▶ **The request**: Retype each line of the material exactly, please, skipping any picture in it.

::::::::

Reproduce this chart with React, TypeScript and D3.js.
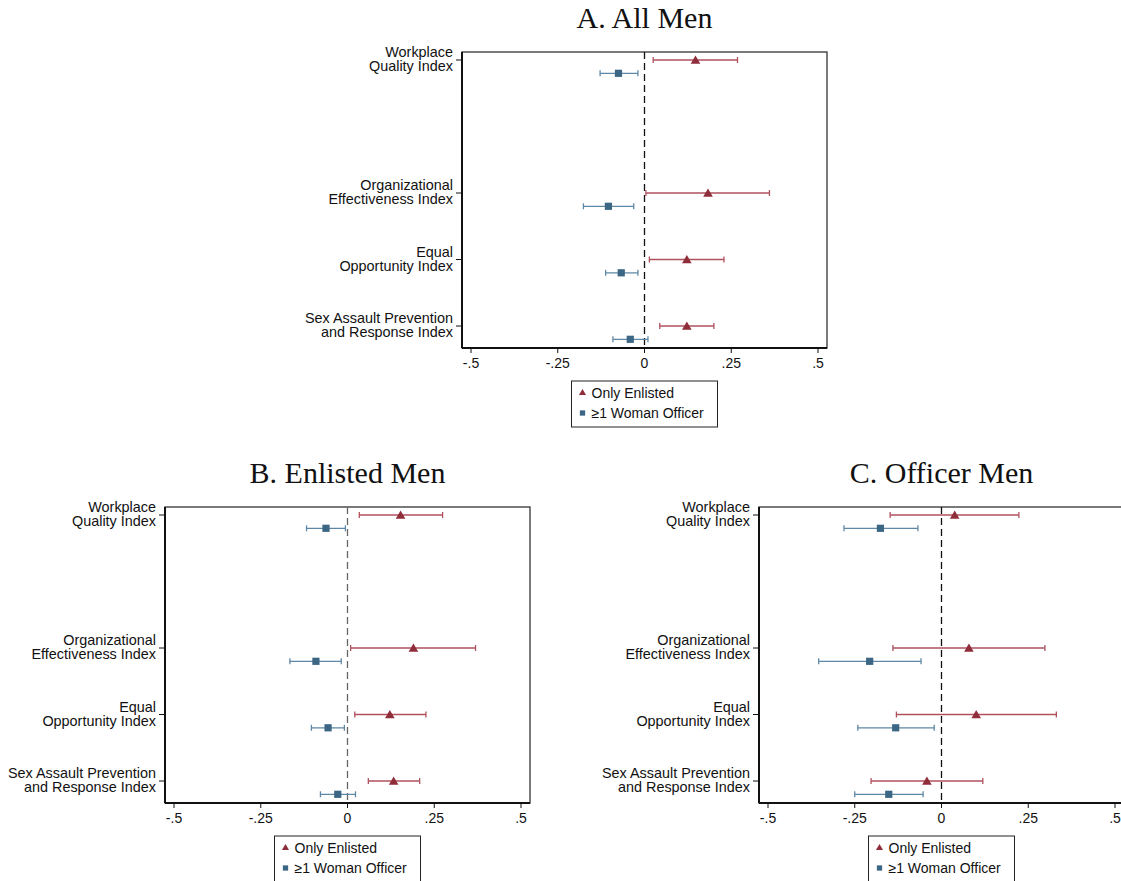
import React from "react";
import * as d3 from "d3";

const categories = [
  ["Workplace", "Quality Index"],
  ["Organizational", "Effectiveness Index"],
  ["Equal", "Opportunity Index"],
  ["Sex Assault Prevention", "and Response Index"],
];
const catPositions = [1, 3, 4, 5];
const xTicks = [-0.5, -0.25, 0, 0.25, 0.5];
const xTickLabels = ["-.5", "-.25", "0", ".25", ".5"];
const seriesNames = ["Only Enlisted", "\u22651 Woman Officer"];

// Panel A: All Men
const allEnlistedCoef = [0.147, 0.183, 0.122, 0.122];
const allEnlistedLo = [0.025, 0.004, 0.014, 0.044];
const allEnlistedHi = [0.268, 0.36, 0.229, 0.2];
const allOfficerCoef = [-0.075, -0.104, -0.067, -0.041];
const allOfficerLo = [-0.128, -0.176, -0.112, -0.091];
const allOfficerHi = [-0.019, -0.031, -0.019, 0.01];

// Panel B: Enlisted Men
const enlEnlistedCoef = [0.153, 0.19, 0.122, 0.133];
const enlEnlistedLo = [0.034, 0.009, 0.021, 0.06];
const enlEnlistedHi = [0.274, 0.369, 0.226, 0.208];
const enlOfficerCoef = [-0.062, -0.091, -0.056, -0.028];
const enlOfficerLo = [-0.118, -0.166, -0.104, -0.078];
const enlOfficerHi = [-0.006, -0.018, -0.009, 0.023];

// Panel C: Officer Men
const offEnlistedCoef = [0.038, 0.079, 0.1, -0.042];
const offEnlistedLo = [-0.148, -0.14, -0.13, -0.203];
const offEnlistedHi = [0.223, 0.298, 0.331, 0.119];
const offOfficerCoef = [-0.176, -0.207, -0.132, -0.152];
const offOfficerLo = [-0.281, -0.354, -0.241, -0.25];
const offOfficerHi = [-0.068, -0.059, -0.021, -0.053];

const RED = "#8f2d3b";
const RED_LINE = "#b0525e";
const BLUE = "#3b6684";
const BLUE_LINE = "#5f88a6";
const SANS = "'Liberation Sans', Arial, Helvetica, sans-serif";
const SERIF = "'Liberation Serif', 'Times New Roman', serif";

type Series = { coef: number[]; lo: number[]; hi: number[] };

function Panel(props: {
  left: number;
  top: number;
  title: string;
  enlisted: Series;
  officer: Series;
  zeroColor: string;
}) {
  const { left, top, title, enlisted, officer, zeroColor } = props;
  const W = 365;
  const H = 296;
  const right = left + W;
  const bottom = top + H;
  const x = d3.scaleLinear().domain([-0.5, 0.5]).range([left + 9, right - 9]);
  const unit = 66.5;
  const y = d3
    .scaleLinear()
    .domain([1 - 8 / unit, 1 + (H - 8) / unit])
    .range([top, bottom]);
  const offset = 0.2;
  const tri = d3.symbol().type(d3.symbolTriangle).size(40)();
  const sq = d3.symbol().type(d3.symbolSquare).size(52)();
  const cap = 3;

  const drawSeries = (s: Series, dy: number, color: string, line: string, shape: string | null) =>
    catPositions.map((p, i) => {
      const yy = y(p + dy);
      return (
        <g key={i}>
          <line x1={x(s.lo[i])} x2={x(s.hi[i])} y1={yy} y2={yy} stroke={line} strokeWidth={1.3} />
          <line x1={x(s.lo[i])} x2={x(s.lo[i])} y1={yy - cap} y2={yy + cap} stroke={line} strokeWidth={1.3} />
          <line x1={x(s.hi[i])} x2={x(s.hi[i])} y1={yy - cap} y2={yy + cap} stroke={line} strokeWidth={1.3} />
          <path d={shape || ""} transform={`translate(${x(s.coef[i])},${yy + (shape === tri ? 1 : 0)})`} fill={color} />
        </g>
      );
    });

  const legW = 146;
  const legH = 46;
  const legX = (left + right) / 2 - legW / 2;
  const legY = bottom + 33;

  return (
    <g>
      <text x={(left + right) / 2} y={top - 24} textAnchor="middle" fontFamily={SERIF} fontSize={30} fill="#111">
        {title}
      </text>
      <rect x={left} y={top} width={W} height={H} fill="white" stroke="#333" strokeWidth={1.3} />
      <line x1={left} x2={left} y1={top} y2={bottom} stroke="#111" strokeWidth={2} />
      <line x1={left} x2={right} y1={bottom} y2={bottom} stroke="#111" strokeWidth={2} />
      <line x1={x(0)} x2={x(0)} y1={top} y2={bottom} stroke={zeroColor} strokeWidth={1.3} strokeDasharray="7,4" />
      {xTicks.map((t, i) => (
        <g key={i}>
          <line x1={x(t)} x2={x(t)} y1={bottom} y2={bottom + 5} stroke="#111" strokeWidth={1} />
          <text x={x(t)} y={bottom + 20} textAnchor="middle" fontFamily={SANS} fontSize={14} fill="#111">
            {xTickLabels[i]}
          </text>
        </g>
      ))}
      {catPositions.map((p, i) => (
        <g key={i}>
          <line x1={left - 6} x2={left} y1={y(p)} y2={y(p)} stroke="#111" strokeWidth={1} />
          <text x={left - 9} y={y(p) - 3} textAnchor="end" fontFamily={SANS} fontSize={14.4} fill="#111">
            {categories[i][0]}
          </text>
          <text x={left - 9} y={y(p) + 11} textAnchor="end" fontFamily={SANS} fontSize={14.4} fill="#111">
            {categories[i][1]}
          </text>
        </g>
      ))}
      {drawSeries(officer, offset, BLUE, BLUE_LINE, sq)}
      {drawSeries(enlisted, 0, RED, RED_LINE, tri)}
      <rect x={legX} y={legY} width={legW} height={legH} fill="white" stroke="#222" strokeWidth={1} />
      <path d={d3.symbol().type(d3.symbolTriangle).size(22)() || ""} transform={`translate(${legX + 11},${legY + 12})`} fill={RED} />
      <text x={legX + 20} y={legY + 17} fontFamily={SANS} fontSize={14} fill="#111">
        {seriesNames[0]}
      </text>
      <path d={d3.symbol().type(d3.symbolSquare).size(28)() || ""} transform={`translate(${legX + 11},${legY + 32})`} fill={BLUE} />
      <text x={legX + 20} y={legY + 37} fontFamily={SANS} fontSize={14} fill="#111">
        {seriesNames[1]}
      </text>
    </g>
  );
}

export default function App() {
  return (
    <svg
      width={1121}
      height={881}
      style={{ position: "absolute", left: 0, top: 0, background: "white" }}
    >
      <rect x={0} y={0} width={1121} height={881} fill="white" />
      <Panel
        left={462}
        top={52}
        title="A. All Men"
        enlisted={{ coef: allEnlistedCoef, lo: allEnlistedLo, hi: allEnlistedHi }}
        officer={{ coef: allOfficerCoef, lo: allOfficerLo, hi: allOfficerHi }}
        zeroColor="#111"
      />
      <Panel
        left={165}
        top={507}
        title="B. Enlisted Men"
        enlisted={{ coef: enlEnlistedCoef, lo: enlEnlistedLo, hi: enlEnlistedHi }}
        officer={{ coef: enlOfficerCoef, lo: enlOfficerLo, hi: enlOfficerHi }}
        zeroColor="#666"
      />
      <Panel
        left={759}
        top={507}
        title="C. Officer Men"
        enlisted={{ coef: offEnlistedCoef, lo: offEnlistedLo, hi: offEnlistedHi }}
        officer={{ coef: offOfficerCoef, lo: offOfficerLo, hi: offOfficerHi }}
        zeroColor="#111"
      />
    </svg>
  );
}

::::::::

▶ **Expected answer**:
Reproduce this chart with React, TypeScript and D3.js.
import React from "react";
import * as d3 from "d3";

const categories = [
  ["Workplace", "Quality Index"],
  ["Organizational", "Effectiveness Index"],
  ["Equal", "Opportunity Index"],
  ["Sex Assault Prevention", "and Response Index"],
];
const catPositions = [1, 3, 4, 5];
const xTicks = [-0.5, -0.25, 0, 0.25, 0.5];
const xTickLabels = ["-.5", "-.25", "0", ".25", ".5"];
const seriesNames = ["Only Enlisted", "\u22651 Woman Officer"];

// Panel A: All Men
const allEnlistedCoef = [0.147, 0.183, 0.122, 0.122];
const allEnlistedLo = [0.025, 0.004, 0.014, 0.044];
const allEnlistedHi = [0.268, 0.36, 0.229, 0.2];
const allOfficerCoef = [-0.075, -0.104, -0.067, -0.041];
const allOfficerLo = [-0.128, -0.176, -0.112, -0.091];
const allOfficerHi = [-0.019, -0.031, -0.019, 0.01];

// Panel B: Enlisted Men
const enlEnlistedCoef = [0.153, 0.19, 0.122, 0.133];
const enlEnlistedLo = [0.034, 0.009, 0.021, 0.06];
const enlEnlistedHi = [0.274, 0.369, 0.226, 0.208];
const enlOfficerCoef = [-0.062, -0.091, -0.056, -0.028];
const enlOfficerLo = [-0.118, -0.166, -0.104, -0.078];
const enlOfficerHi = [-0.006, -0.018, -0.009, 0.023];

// Panel C: Officer Men
const offEnlistedCoef = [0.038, 0.079, 0.1, -0.042];
const offEnlistedLo = [-0.148, -0.14, -0.13, -0.203];
const offEnlistedHi = [0.223, 0.298, 0.331, 0.119];
const offOfficerCoef = [-0.176, -0.207, -0.132, -0.152];
const offOfficerLo = [-0.281, -0.354, -0.241, -0.25];
const offOfficerHi = [-0.068, -0.059, -0.021, -0.053];

const RED = "#8f2d3b";
const RED_LINE = "#b0525e";
const BLUE = "#3b6684";
const BLUE_LINE = "#5f88a6";
const SANS = "'Liberation Sans', Arial, Helvetica, sans-serif";
const SERIF = "'Liberation Serif', 'Times New Roman', serif";

type Series = { coef: number[]; lo: number[]; hi: number[] };

function Panel(props: {
  left: number;
  top: number;
  title: string;
  enlisted: Series;
  officer: Series;
  zeroColor: string;
}) {
  const { left, top, title, enlisted, officer, zeroColor } = props;
  const W = 365;
  const H = 296;
  const right = left + W;
  const bottom = top + H;
  const x = d3.scaleLinear().domain([-0.5, 0.5]).range([left + 9, right - 9]);
  const unit = 66.5;
  const y = d3
    .scaleLinear()
    .domain([1 - 8 / unit, 1 + (H - 8) / unit])
    .range([top, bottom]);
  const offset = 0.2;
  const tri = d3.symbol().type(d3.symbolTriangle).size(40)();
  const sq = d3.symbol().type(d3.symbolSquare).size(52)();
  const cap = 3;

  const drawSeries = (s: Series, dy: number, color: string, line: string, shape: string | null) =>
    catPositions.map((p, i) => {
      const yy = y(p + dy);
      return (
        <g key={i}>
          <line x1={x(s.lo[i])} x2={x(s.hi[i])} y1={yy} y2={yy} stroke={line} strokeWidth={1.3} />
          <line x1={x(s.lo[i])} x2={x(s.lo[i])} y1={yy - cap} y2={yy + cap} stroke={line} strokeWidth={1.3} />
          <line x1={x(s.hi[i])} x2={x(s.hi[i])} y1={yy - cap} y2={yy + cap} stroke={line} strokeWidth={1.3} />
          <path d={shape || ""} transform={`translate(${x(s.coef[i])},${yy + (shape === tri ? 1 : 0)})`} fill={color} />
        </g>
      );
    });

  const legW = 146;
  const legH = 46;
  const legX = (left + right) / 2 - legW / 2;
  const legY = bottom + 33;

  return (
    <g>
      <text x={(left + right) / 2} y={top - 24} textAnchor="middle" fontFamily={SERIF} fontSize={30} fill="#111">
        {title}
      </text>
      <rect x={left} y={top} width={W} height={H} fill="white" stroke="#333" strokeWidth={1.3} />
      <line x1={left} x2={left} y1={top} y2={bottom} stroke="#111" strokeWidth={2} />
      <line x1={left} x2={right} y1={bottom} y2={bottom} stroke="#111" strokeWidth={2} />
      <line x1={x(0)} x2={x(0)} y1={top} y2={bottom} stroke={zeroColor} strokeWidth={1.3} strokeDasharray="7,4" />
      {xTicks.map((t, i) => (
        <g key={i}>
          <line x1={x(t)} x2={x(t)} y1={bottom} y2={bottom + 5} stroke="#111" strokeWidth={1} />
          <text x={x(t)} y={bottom + 20} textAnchor="middle" fontFamily={SANS} fontSize={14} fill="#111">
            {xTickLabels[i]}
          </text>
        </g>
      ))}
      {catPositions.map((p, i) => (
        <g key={i}>
          <line x1={left - 6} x2={left} y1={y(p)} y2={y(p)} stroke="#111" strokeWidth={1} />
          <text x={left - 9} y={y(p) - 3} textAnchor="end" fontFamily={SANS} fontSize={14.4} fill="#111">
            {categories[i][0]}
          </text>
          <text x={left - 9} y={y(p) + 11} textAnchor="end" fontFamily={SANS} fontSize={14.4} fill="#111">
            {categories[i][1]}
          </text>
        </g>
      ))}
      {drawSeries(officer, offset, BLUE, BLUE_LINE, sq)}
      {drawSeries(enlisted, 0, RED, RED_LINE, tri)}
      <rect x={legX} y={legY} width={legW} height={legH} fill="white" stroke="#222" strokeWidth={1} />
      <path d={d3.symbol().type(d3.symbolTriangle).size(22)() || ""} transform={`translate(${legX + 11},${legY + 12})`} fill={RED} />
      <text x={legX + 20} y={legY + 17} fontFamily={SANS} fontSize={14} fill="#111">
        {seriesNames[0]}
      </text>
      <path d={d3.symbol().type(d3.symbolSquare).size(28)() || ""} transform={`translate(${legX + 11},${legY + 32})`} fill={BLUE} />
      <text x={legX + 20} y={legY + 37} fontFamily={SANS} fontSize={14} fill="#111">
        {seriesNames[1]}
      </text>
    </g>
  );
}

export default function App() {
  return (
    <svg
      width={1121}
      height={881}
      style={{ position: "absolute", left: 0, top: 0, background: "white" }}
    >
      <rect x={0} y={0} width={1121} height={881} fill="white" />
      <Panel
        left={462}
        top={52}
        title="A. All Men"
        enlisted={{ coef: allEnlistedCoef, lo: allEnlistedLo, hi: allEnlistedHi }}
        officer={{ coef: allOfficerCoef, lo: allOfficerLo, hi: allOfficerHi }}
        zeroColor="#111"
      />
      <Panel
        left={165}
        top={507}
        title="B. Enlisted Men"
        enlisted={{ coef: enlEnlistedCoef, lo: enlEnlistedLo, hi: enlEnlistedHi }}
        officer={{ coef: enlOfficerCoef, lo: enlOfficerLo, hi: enlOfficerHi }}
        zeroColor="#666"
      />
      <Panel
        left={759}
        top={507}
        title="C. Officer Men"
        enlisted={{ coef: offEnlistedCoef, lo: offEnlistedLo, hi: offEnlistedHi }}
        officer={{ coef: offOfficerCoef, lo: offOfficerLo, hi: offOfficerHi }}
        zeroColor="#111"
      />
    </svg>
  );
}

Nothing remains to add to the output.